[clang] [Clang] Support fp16 in libdevice for CUDA 13.3 (PR #174005)

Wed Jan 7 13:44:09 PST 2026

YonahGoldberg wrote:

Let me give a little more context here. Currently, as you guys pointed out, the small FP types in CUDA are just integer wrappers. `__half` is just `struct {unsigned short}` and `__half2` is `struct {unsigned short; unsigned short}`. Currently `cuda_fp16.hpp` implements arithmetic on these types (mostly) by casting to short/unsigned int and then calling inline PTX.

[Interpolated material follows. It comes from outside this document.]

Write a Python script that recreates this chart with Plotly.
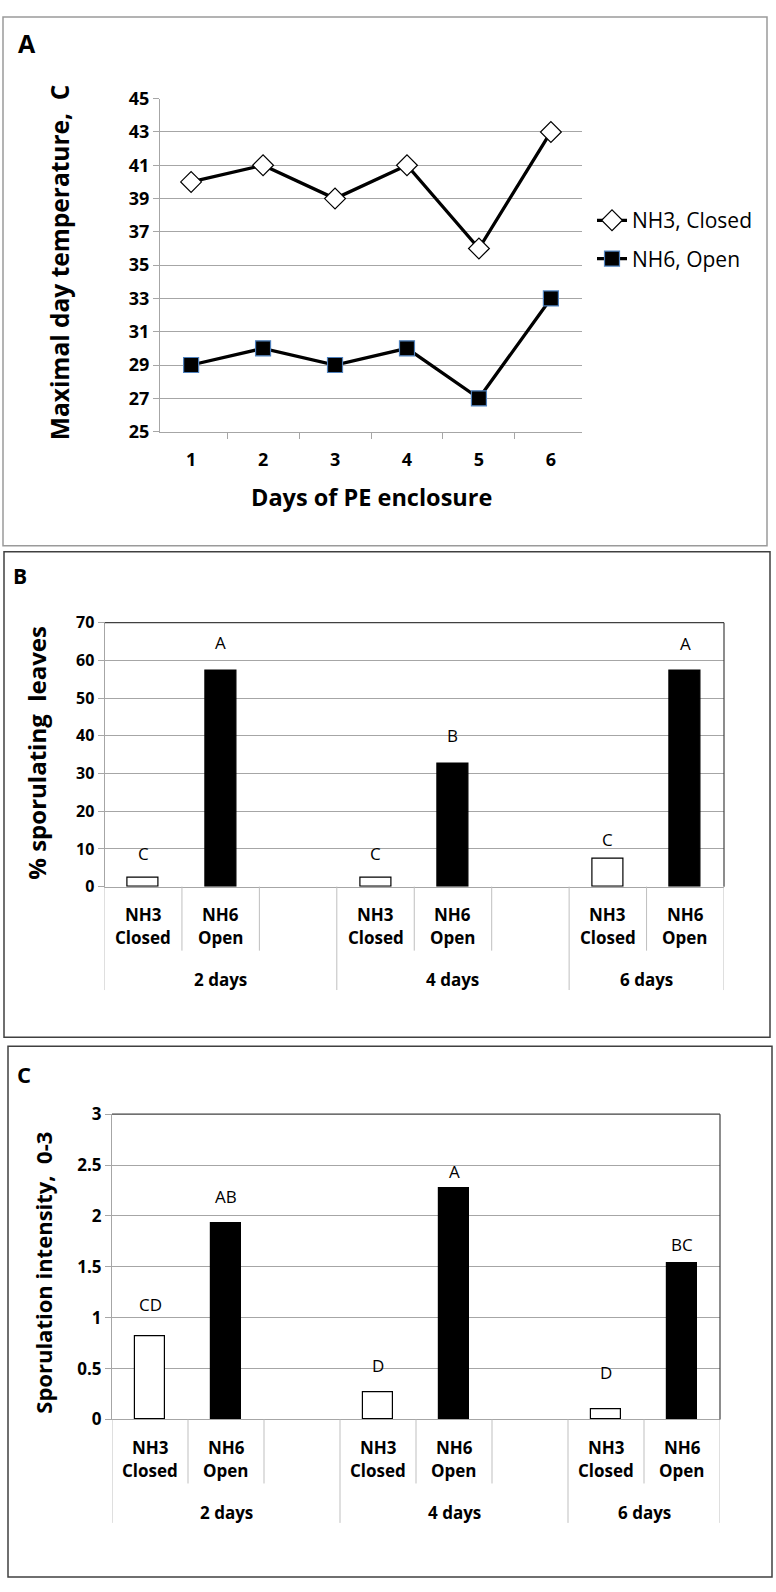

There are a few reasons for moving the implementation of this arithmetic to libdevice:
1. float and double arithmetic already lives there so it makes it more uniform
2. MLIR code targeting LLVM can call into the fp16 functions
3. We'd like to move the implementations away from inline PTX in the future to native LLVM half + intrinsics. Unfortunately, as you pointed out, CUDA doesn't have any native fp16 support, but we can link with libdevice, which can have native fp16 implementations.

As you can see the builtins take in unsigned short/unsigned int to be compatible with the CUDA layer, but cast to half/ 2xhalf because we want the libdevice API to operate on these types.

> It would be great if we could just build libdevice from source (or incorporate those sources into clang headers, if they were released under acceptable license). That would be an improvement over the current binary IR blob + handwritten wrappers/declarations mess. We've had typos, we've had missing functions, we've had missed optimizations, the list goes on...

Yeah I think I agree with this. IP-wise I don't think there's anything stopping us from distributing the source. I can ask about that.

https://github.com/llvm/llvm-project/pull/174005